You’re damned right we have.
Dixie Crystal is the only song on Dark Sky that Sam didn’t have a hand in writing. It doesn’t show. In fact, it seems only a matter of time until he did. And it brings with it the one thing that Rock and Roll has sorely been missing. A banjo.
Dark Sky makes me miss that old rewind button. It makes me miss live music. Anthemic in typical Sam Riggs fashion, it is full of smart lyrics and great hooks and driving choruses with enough air to make you think you can sing along. It is hopeful and hopeless, hard rocking and ethereal, unexpected, classic and dirty honest. Sam’s live show screams loud pipes and sweaty leather – and if you don’t already have a tattoo, you’ll want to go get one. Or maybe another one.
These arrangements bend to the song, genreless with a big handed drummer that knows when to stop just keeping time and drive. Remarkably diverse in influences, it’s like when ugly people have a baby – instinctively you know you’re going to love it but when it comes out beautiful it is wonderfully and gloriously unexpected.
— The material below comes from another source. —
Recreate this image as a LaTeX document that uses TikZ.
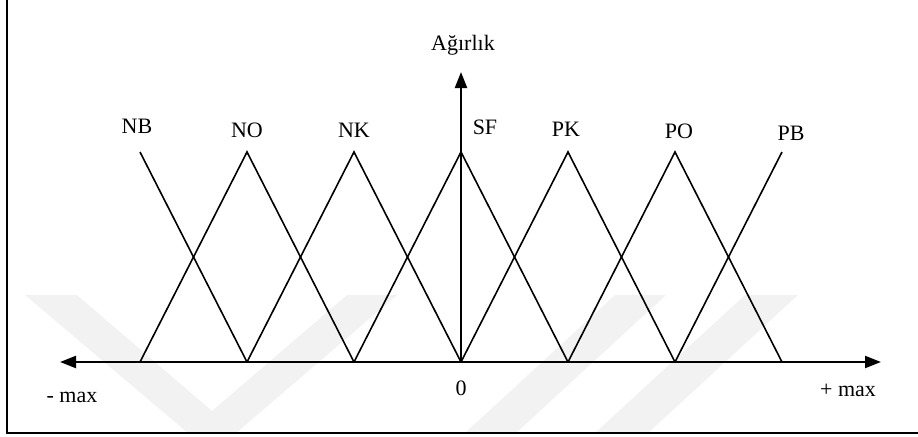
\documentclass[tikz,border=0pt]{standalone}
\usepackage{fontspec}
\setmainfont{Liberation Serif}
\usetikzlibrary{arrows.meta}
\tikzset{
    %Define standard arrow tip
    >={Triangle[length=8pt,width=6pt]},
    %Define style for labels
    lbl/.style={
           inner sep=0pt,
           font=\fontsize{11}{13}\selectfont},
    % Define line styles
    mf/.style={
           line width=0.8pt},
    axis/.style={
           line width=1.1pt},
    wmark/.style={
           fill=black!5,
           draw=none}
}

\begin{document}
\begin{tikzpicture}[x=0.5pt,y=-0.5pt]
\useasboundingbox (0,0) rectangle (918,436);
% faint bands behind the plot
\fill[wmark] (25,295) -- (77,295) -- (212,411) -- (347,295) -- (397,295) -- (236,433) -- (188,433) -- cycle;
\fill[wmark] (615,295) -- (666,295) -- (516,433) -- (465,433) -- cycle;
\fill[wmark] (745,295) -- (798,295) -- (648,433) -- (595,433) -- cycle;
% frame
\draw[line width=1.2pt] (7,0) -- (7,433) -- (918,433);
% peaks and feet of the membership functions
\foreach \i in {0,...,6} {
    \coordinate (p\i) at ({140+107*\i},152);
    \coordinate (b\i) at ({140+107*\i},362);
}
\coordinate (xl) at (60,362);
\coordinate (xr) at (881,362);
\coordinate (ytop) at (461,72);
% membership functions
\draw[mf] (p0) -- (b1);
\foreach \i [evaluate=\i as \l using int(\i-1), evaluate=\i as \r using int(\i+1)] in {1,...,5}
    \draw[mf] (b\l) -- (p\i) -- (b\r);
\draw[mf] (b5) -- (p6);
% axes
\draw[axis,<->] (xl) -- (xr);
\draw[axis,->] (b3) -- (ytop);
% labels
\foreach \n/\t/\x/\y in {nb/NB/137/126, no/NO/247/130, nk/NK/354/130, sf/SF/485/127,
                         pk/PK/566/129, po/PO/679/131, pb/PB/791/133}
    \node[lbl] (\n) at (\x,\y) {\t};
\node[lbl] (w) at (463,45) {Ağırlık};
\node[lbl] (zero) at (461,388) {0};
\node[lbl] (mmin) at (72,397) {- max};
\node[lbl] (mmax) at (848,390) {+ max};
\end{tikzpicture}
\end{document}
Sam Riggs ain’t no ugly baby.
I hope Sam is happy with his work. Because he’s going to be listening to fans singing it back to him for the next 20 years. Not just empathetically mouthing familiar words – these are head back eyes closed, shamelessly loud, hug a stranger, ugly cry, living them right out-loud anthems. And we won’t just be singing them for that driving chorus or clever hook. We’ll be singing them because we are inexplicably convinced that he wrote them for us.
And God did we need them.
I expect 10-year-old Sam Riggs would be proud. 34-year-old Sam Riggs is bringing people together. Let him.
Good dude, indeed.
– Jon Koonsman
Jon Koonsman is a freelance writer, rancher and 6th generation Erath County, Texas resident. He is married with two sons, one daughter and resides on his family’s ranch near Duffau, Texas. He is also a member of the Stephenville Empire-Tribune’s community columnists. He can be reached at email@example.com
About Sam Riggs:
An adventurer at heart, country rocker Sam Riggs’ convictions are reflected in his lyrics about taking chances and putting it all on the line. His signature rock infused country sound was shaped by musical influences like Blink 182, Garth Brooks, Foo Fighters and George Jones. Riggs released his first single in 2010 and in 2016 his album Breathless debuted at No. 12 on the Billboard Country Albums chart. Learn more at SamRiggsMusic.com.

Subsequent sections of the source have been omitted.